What is asked.
Up to and including the line with "24, 15, 15]", write out the listing from its first line, minus the pictures.

Provided data.
┏━━

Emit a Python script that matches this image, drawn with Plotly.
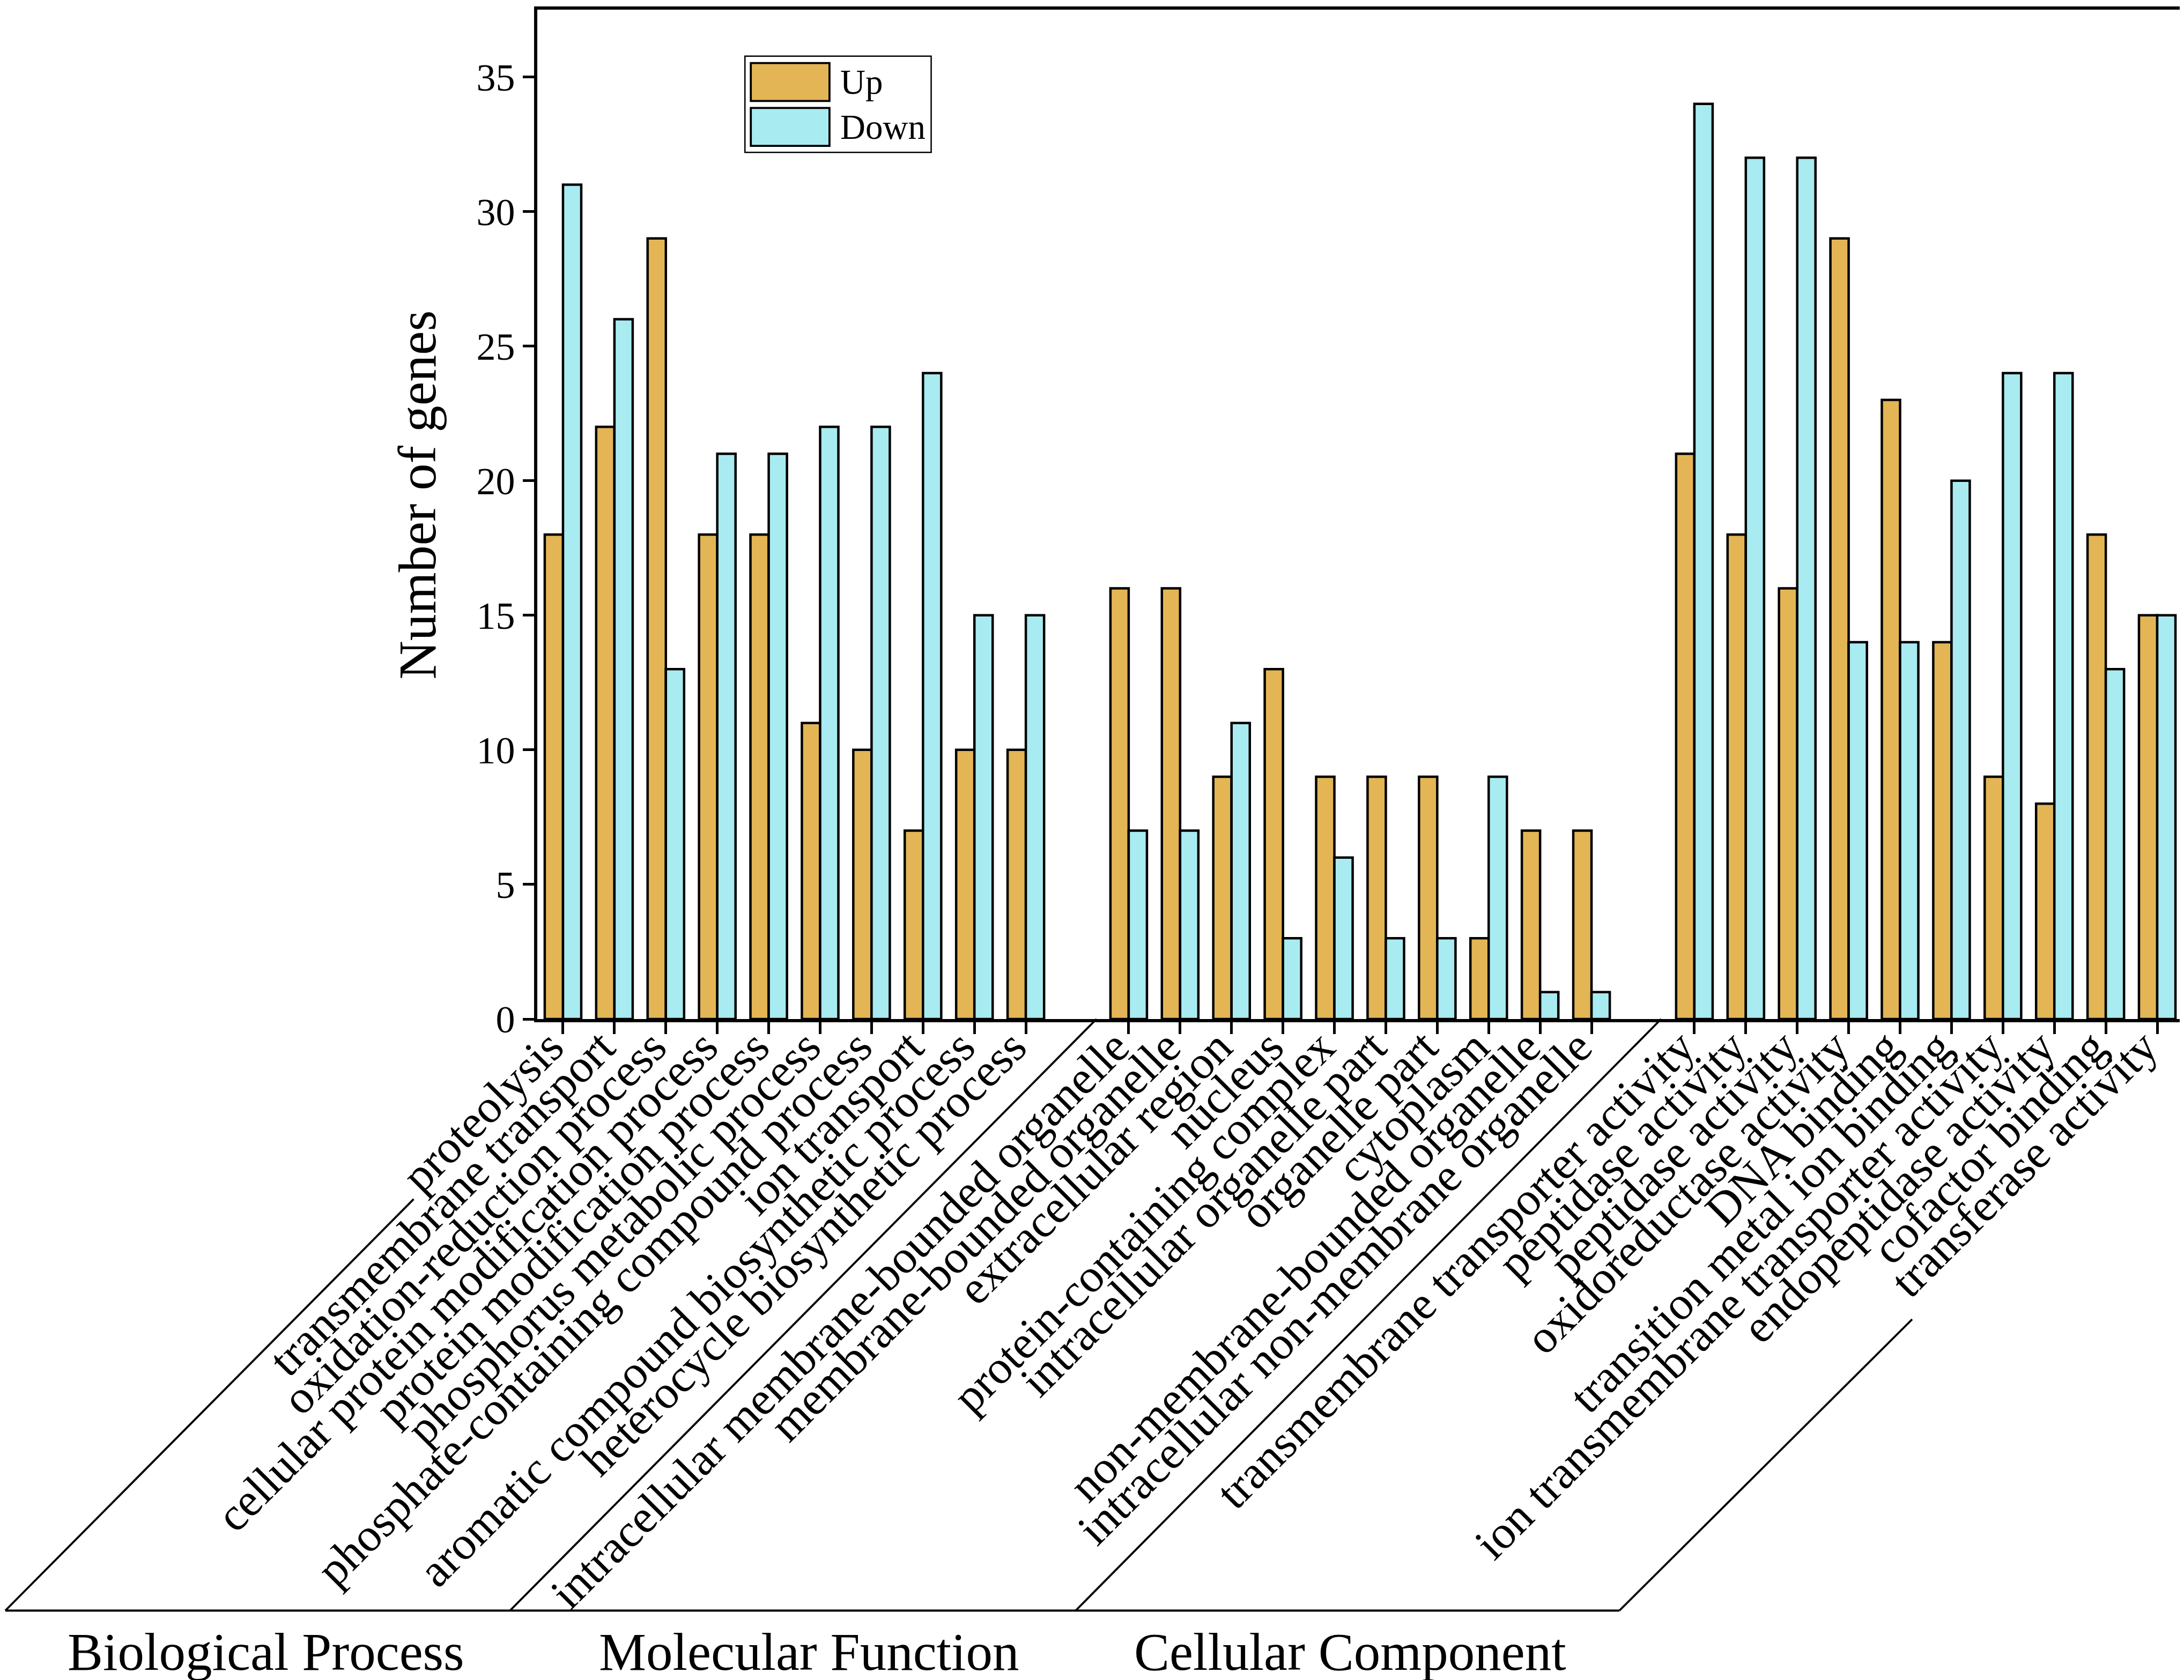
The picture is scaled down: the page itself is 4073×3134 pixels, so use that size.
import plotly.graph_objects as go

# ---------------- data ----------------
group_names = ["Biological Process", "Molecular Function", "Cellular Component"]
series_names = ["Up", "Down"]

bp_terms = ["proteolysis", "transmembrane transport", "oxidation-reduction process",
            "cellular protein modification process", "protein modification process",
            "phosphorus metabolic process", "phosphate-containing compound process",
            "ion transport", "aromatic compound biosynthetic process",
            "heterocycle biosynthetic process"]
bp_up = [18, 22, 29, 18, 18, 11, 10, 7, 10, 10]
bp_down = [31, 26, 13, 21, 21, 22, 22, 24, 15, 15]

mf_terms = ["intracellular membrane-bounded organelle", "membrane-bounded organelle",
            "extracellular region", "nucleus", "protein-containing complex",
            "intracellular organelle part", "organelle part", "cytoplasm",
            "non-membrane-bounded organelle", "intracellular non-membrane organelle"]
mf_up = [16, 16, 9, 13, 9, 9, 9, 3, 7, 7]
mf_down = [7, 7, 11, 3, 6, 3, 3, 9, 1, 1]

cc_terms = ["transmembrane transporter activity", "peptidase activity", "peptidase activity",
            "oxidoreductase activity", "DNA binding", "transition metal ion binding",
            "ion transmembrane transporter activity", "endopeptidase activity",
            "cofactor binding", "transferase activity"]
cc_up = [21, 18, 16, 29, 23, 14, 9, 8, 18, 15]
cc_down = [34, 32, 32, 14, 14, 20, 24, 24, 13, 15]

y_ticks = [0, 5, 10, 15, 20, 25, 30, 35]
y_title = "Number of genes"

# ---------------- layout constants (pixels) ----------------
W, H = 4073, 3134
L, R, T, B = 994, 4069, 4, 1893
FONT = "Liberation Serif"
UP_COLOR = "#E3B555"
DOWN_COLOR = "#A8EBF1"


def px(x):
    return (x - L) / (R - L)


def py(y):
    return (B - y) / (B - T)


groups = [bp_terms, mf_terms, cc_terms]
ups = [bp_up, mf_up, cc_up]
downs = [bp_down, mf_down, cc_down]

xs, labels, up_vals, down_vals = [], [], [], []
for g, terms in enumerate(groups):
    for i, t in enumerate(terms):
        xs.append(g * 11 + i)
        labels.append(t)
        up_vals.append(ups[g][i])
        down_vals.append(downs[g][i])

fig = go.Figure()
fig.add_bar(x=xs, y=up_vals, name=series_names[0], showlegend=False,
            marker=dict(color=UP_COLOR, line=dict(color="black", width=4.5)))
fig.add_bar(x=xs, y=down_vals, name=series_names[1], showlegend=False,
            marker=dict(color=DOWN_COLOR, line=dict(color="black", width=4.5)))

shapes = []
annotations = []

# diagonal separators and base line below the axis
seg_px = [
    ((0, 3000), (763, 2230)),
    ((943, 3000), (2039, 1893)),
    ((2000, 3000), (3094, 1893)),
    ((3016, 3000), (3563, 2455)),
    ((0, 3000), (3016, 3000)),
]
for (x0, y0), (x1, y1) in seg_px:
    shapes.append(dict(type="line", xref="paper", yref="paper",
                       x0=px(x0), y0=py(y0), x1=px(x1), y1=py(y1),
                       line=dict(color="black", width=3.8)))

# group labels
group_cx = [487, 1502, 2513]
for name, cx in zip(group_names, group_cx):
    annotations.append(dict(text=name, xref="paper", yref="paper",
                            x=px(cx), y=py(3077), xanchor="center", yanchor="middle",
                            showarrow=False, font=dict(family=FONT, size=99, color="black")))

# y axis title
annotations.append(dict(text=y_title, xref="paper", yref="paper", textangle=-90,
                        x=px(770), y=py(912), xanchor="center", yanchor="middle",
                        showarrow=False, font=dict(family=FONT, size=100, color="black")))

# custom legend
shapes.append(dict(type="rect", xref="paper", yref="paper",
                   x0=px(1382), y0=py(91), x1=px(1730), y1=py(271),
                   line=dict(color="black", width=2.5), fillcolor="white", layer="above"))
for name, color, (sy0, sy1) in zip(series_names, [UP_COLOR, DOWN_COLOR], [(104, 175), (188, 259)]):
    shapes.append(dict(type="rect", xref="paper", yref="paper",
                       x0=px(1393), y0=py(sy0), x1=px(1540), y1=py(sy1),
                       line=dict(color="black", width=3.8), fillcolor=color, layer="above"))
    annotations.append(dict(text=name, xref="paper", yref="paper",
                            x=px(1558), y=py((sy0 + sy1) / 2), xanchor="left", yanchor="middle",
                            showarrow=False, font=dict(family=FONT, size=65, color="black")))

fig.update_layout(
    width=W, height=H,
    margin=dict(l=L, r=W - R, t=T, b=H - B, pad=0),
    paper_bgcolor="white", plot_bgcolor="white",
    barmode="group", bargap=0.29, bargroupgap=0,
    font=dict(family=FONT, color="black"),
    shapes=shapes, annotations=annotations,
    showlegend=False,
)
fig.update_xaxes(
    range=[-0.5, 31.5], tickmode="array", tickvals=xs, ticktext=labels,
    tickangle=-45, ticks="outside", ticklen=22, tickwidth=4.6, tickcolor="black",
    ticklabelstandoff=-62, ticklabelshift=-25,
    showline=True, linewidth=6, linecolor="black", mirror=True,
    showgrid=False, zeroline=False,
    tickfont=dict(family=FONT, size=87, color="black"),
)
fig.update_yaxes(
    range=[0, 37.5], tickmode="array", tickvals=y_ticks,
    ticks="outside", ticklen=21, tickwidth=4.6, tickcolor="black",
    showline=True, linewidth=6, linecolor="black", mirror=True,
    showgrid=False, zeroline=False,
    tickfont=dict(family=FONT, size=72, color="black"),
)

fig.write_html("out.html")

┗━━

Response for this exercise.
Emit a Python script that matches this image, drawn with Plotly.
The picture is scaled down: the page itself is 4073×3134 pixels, so use that size.
import plotly.graph_objects as go

# ---------------- data ----------------
group_names = ["Biological Process", "Molecular Function", "Cellular Component"]
series_names = ["Up", "Down"]

bp_terms = ["proteolysis", "transmembrane transport", "oxidation-reduction process",
            "cellular protein modification process", "protein modification process",
            "phosphorus metabolic process", "phosphate-containing compound process",
            "ion transport", "aromatic compound biosynthetic process",
            "heterocycle biosynthetic process"]
bp_up = [18, 22, 29, 18, 18, 11, 10, 7, 10, 10]
bp_down = [31, 26, 13, 21, 21, 22, 22, 24, 15, 15]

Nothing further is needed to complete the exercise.